La scultura impossibile


Giuliano Finelli (Carrara, 1601 – Roma, 1653) è stato uno scultore italiano barocco, probabilmente il migliore allievo di Gian Lorenzo Bernini. Nato a Massa fra il 1602 e il 1603, figlio di un mercante di Marmi, Giuliano si trasferì giovanissimo a Napoli, dove fu allievo di uno scultore fiorentino di nome Naccherino. Verso il 1622 si trasferì a Roma, dove lavorò alla scultura per una tomba nella Basilica di Santa Maria sopra Minerva. Qui venne notato da Pietro Bernini, padre del famoso Gian Lorenzo, che lo volle come apprendista presso la sua bottega.
Nel frattempo, nel 1623 era diventato papa Maffeo Barberini, col nome di Urbano VIII, che commissionò a Gian Lorenzo Bernini una serie di ritratti di famiglia postumi, tra cui quello della nipote Maria Barberini (1599-1621), morta di parto all’età di 22 anni dopo essere andata in sposa nel 1618 al nobile bolognese Tolomeo Buglioli. Essendo il grande scultore napoletano impegnato in numerose commissioni, egli diede da eseguire il busto della giovane come in “subappalto” al suo collaboratore di maggior talento, Giuliano Finelli, con la promessa (cui non tenne fede) di un’udienza papale per futuri incarichi. All’epoca, il fatto venne tenuto nascosto e l’opera fu attribuita al Bernini, anche se probabilmente egli eseguì soltanto il delicato sfumato intorno agli occhi e il naso.
Il busto marmoreo fu terminato nel 1626; è alto 69 centimetri ed è, ovviamente, delicatissimo. La prima cosa che colpisce in quest’opera è la straordinaria lavorazione del colletto di pizzo, tanto realistica da sembrare in tessuto e non scolpita nel marmo. Il merletto che decora la veste è di una finezza tale che per proteggerlo venne creata una gabbia di filo di ferro, poi sostituita da una di tartaruga e vetri, dentro la quale fu posta la scultura. Risulta visibile anche la minuscola corda che lega le perle della collana e l’ape, il simbolo araldico della famiglia Barberini, divenuto una spilla. La ragazza ritratta è qui come sposa felice. La ricchezza dei pizzi e dei ricami denotano una bravura quasi miracolosa, oltre a una pazienza infinita nell’esecuzione, e formano un felice contrasto con la bellezza del volto, la freschezza della pelle, il sorriso quasi da bambina e i riccioli morbidi in cui è nascosto un incredibile bouquet di fiori d’arancio (o di melangolo, come si sarebbe detto nel Seicento), malinconico richiamo a una vita di sposa che non ci fu.
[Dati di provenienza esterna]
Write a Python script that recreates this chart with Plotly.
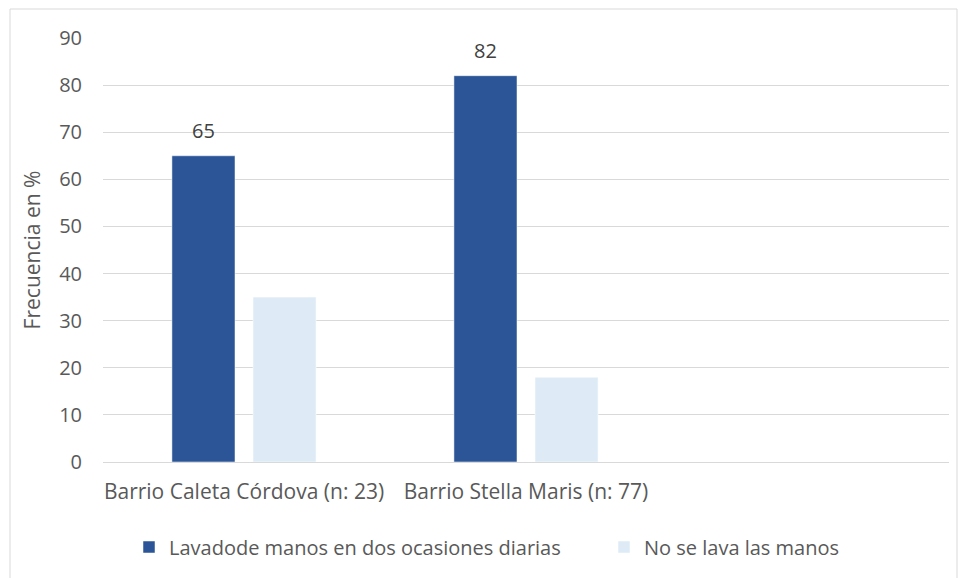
import plotly.graph_objects as go

categories = ["Barrio Caleta Córdova (n: 23)", "Barrio Stella Maris (n: 77)", ""]
series_names = ["Lavadode manos en dos ocasiones diarias", "No se lava las manos"]
lavado = [65, 82, None]
no_lava = [35, 18, None]
colors = ["#2B5597", "#DEEBF7"]

x_pos = list(range(len(categories)))
FONT = "Open Sans"
FS = 21
GRAY = "#595959"

W, H = 958, 578
ml, mr, mt, mb = 103, 9, 38, 116
pw, ph = W - ml - mr, H - mt - mb

def px_x(x):
    return (x - ml) / pw

def px_y(y):
    return 1 - (y - mt) / ph

fig = go.Figure()
fig.add_trace(go.Bar(
    x=x_pos, y=lavado, name=series_names[0], marker_color=colors[0],
    marker_line=dict(color="#FFFFFF", width=0.5), legend="legend",
))
fig.add_trace(go.Bar(
    x=x_pos, y=no_lava, name=series_names[1], marker_color=colors[1],
    marker_line=dict(color="#FFFFFF", width=0.5), legend="legend2",
))

# data labels above the first series bars (offset within group)
group_width = 1 - 0.425
slot = group_width / 2
annotations = []
for xi, v in zip(x_pos, lavado):
    if v is None:
        continue
    annotations.append(dict(
        x=xi - slot / 2, y=v, xref="x", yref="y", text=str(v), showarrow=False,
        yshift=25, yanchor="middle", xanchor="center",
        font=dict(family=FONT, size=FS - 1, color="#404040"),
    ))

leg_common = dict(orientation="h", yanchor="middle", xanchor="left",
                  font=dict(family=FONT, size=FS - 1, color=GRAY), bgcolor="rgba(0,0,0,0)")

fig.update_layout(
    width=W, height=H,
    margin=dict(l=ml, r=mr, t=mt, b=mb, autoexpand=False),
    paper_bgcolor="white", plot_bgcolor="white",
    barmode="group", bargap=0.425, bargroupgap=0.222,
    font=dict(family=FONT, size=FS, color=GRAY),
    showlegend=True,
    legend=dict(x=px_x(129), y=px_y(547), **leg_common),
    legend2=dict(x=px_x(604), y=px_y(547), **leg_common),
    annotations=annotations,
    shapes=[dict(type="rect", xref="paper", yref="paper",
                 x0=px_x(10), x1=px_x(957), y0=px_y(9), y1=px_y(590),
                 line=dict(color="#D9D9D9", width=1), fillcolor="rgba(0,0,0,0)", layer="below")],
)
fig.update_xaxes(
    range=[-0.5, 2.5], tickmode="array", tickvals=x_pos, ticktext=categories,
    showgrid=False, zeroline=False, showline=False, ticks="", automargin=False,
    ticklabelstandoff=15, tickfont=dict(family=FONT, size=FS, color=GRAY),
)
fig.update_yaxes(
    range=[0, 90], dtick=10, showgrid=True, gridcolor="#D9D9D9", gridwidth=1,
    zeroline=True, zerolinecolor="#D9D9D9", zerolinewidth=1, showline=False, automargin=False,
    ticklabelstandoff=20, tickfont=dict(family=FONT, size=FS - 1, color=GRAY),
    title=dict(text="Frecuencia en %", font=dict(family=FONT, size=FS, color=GRAY), standoff=12),
)

fig.write_html("out.html")
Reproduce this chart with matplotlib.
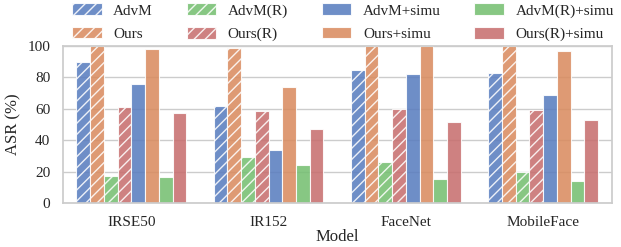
import numpy as np
import matplotlib
matplotlib.use("Agg")
import matplotlib.pyplot as plt
import seaborn as sns

sns.set_theme(style="whitegrid")
plt.rcParams['font.family'] = ['Liberation Serif', 'DejaVu Serif']
plt.rcParams['hatch.color'] = 'white'
plt.rcParams['hatch.linewidth'] = 1.0

models = ["IRSE50", "IR152", "FaceNet", "MobileFace"]
methods = ["AdvM", "Ours", "AdvM(R)", "Ours(R)",
           "AdvM+simu", "Ours+simu", "AdvM(R)+simu", "Ours(R)+simu"]
asr = {
    "AdvM":         [90, 62, 85, 82.5],
    "Ours":         [100, 99, 100, 100],
    "AdvM(R)":      [17, 29, 26, 20],
    "Ours(R)":      [61, 58.5, 60, 59.5],
    "AdvM+simu":    [76, 34, 82, 68.5],
    "Ours+simu":    [98, 74, 100, 96.5],
    "AdvM(R)+simu": [16.5, 24, 15.5, 14],
    "Ours(R)+simu": [57, 47, 51.5, 53],
}

# seaborn barplot look: muted palette, desaturated
pal = [sns.desaturate(c, 0.75) for c in sns.color_palette("muted")]
colors = [pal[0], pal[1], pal[2], pal[3]] * 2
hatches = ["///"] * 4 + [""] * 4

fig, ax = plt.subplots(figsize=(6.21, 2.47), dpi=100)
x = np.arange(len(models))
width = 0.8 / len(methods)
for i, m in enumerate(methods):
    ax.bar(x - 0.4 + width * (i + 0.5), asr[m], width, color=colors[i],
           hatch=hatches[i], edgecolor='white', linewidth=0.8, alpha=0.87,
           label=m)

ax.set_xticks(x)
ax.set_xticklabels(models, fontsize=11)
ax.set_xlim(-0.5, 3.5)
ax.set_ylim(0, 100)
ax.set_yticks(range(0, 101, 20))
ax.tick_params(axis='y', labelsize=11, pad=3)
ax.tick_params(axis='x', pad=3)
ax.set_xlabel("Model", fontsize=12, labelpad=0)
ax.set_ylabel("ASR (%)", fontsize=12, labelpad=4)
ax.grid(axis='x', visible=False)

ax.legend(ncol=4, loc='lower left', bbox_to_anchor=(0.014, 1.02), frameon=False,
          fontsize=11, handlelength=1.95, handleheight=0.8, columnspacing=2.2,
          labelspacing=0.6, borderaxespad=0, borderpad=0.1, handletextpad=0.75)

fig.subplots_adjust(left=0.101, right=0.985, top=0.814, bottom=0.178)
fig.savefig("out.png", dpi=100)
Il busto ebbe poi una storia strana. Fu esportato illegalmente dall’Italia alla fine dell’800, quando furono gli stessi eredi Barberini a cominciare a vendere a pezzi la sterminata collezione di famiglia. L’opera esce dall’Italia verso il 1890 e se ne perdono le tracce. Dopo la fine della seconda guerra mondiale riappare misteriosamente in Francia e viene assegnato al Louvre. Ma al grande museo parigino nessuno capisce di cosa si tratta, tanto che nel 1994 viene dato in prestito a lungo termine al museo del Pizzo a Calais, nel nord della Francia, perché sembrava che l’unica cosa interessante fosse proprio il costume. Si era completamente persa la memoria di un’opera importantissima attestata dalle fonti, concepita dal Bernini e scolpita in larga parte dal suo migliore allievo: Giuliano Finelli.
Il ritratto scultoreo di Maria Duglioli Barberini è oggi nuovamente esposto al Museo del Louvre.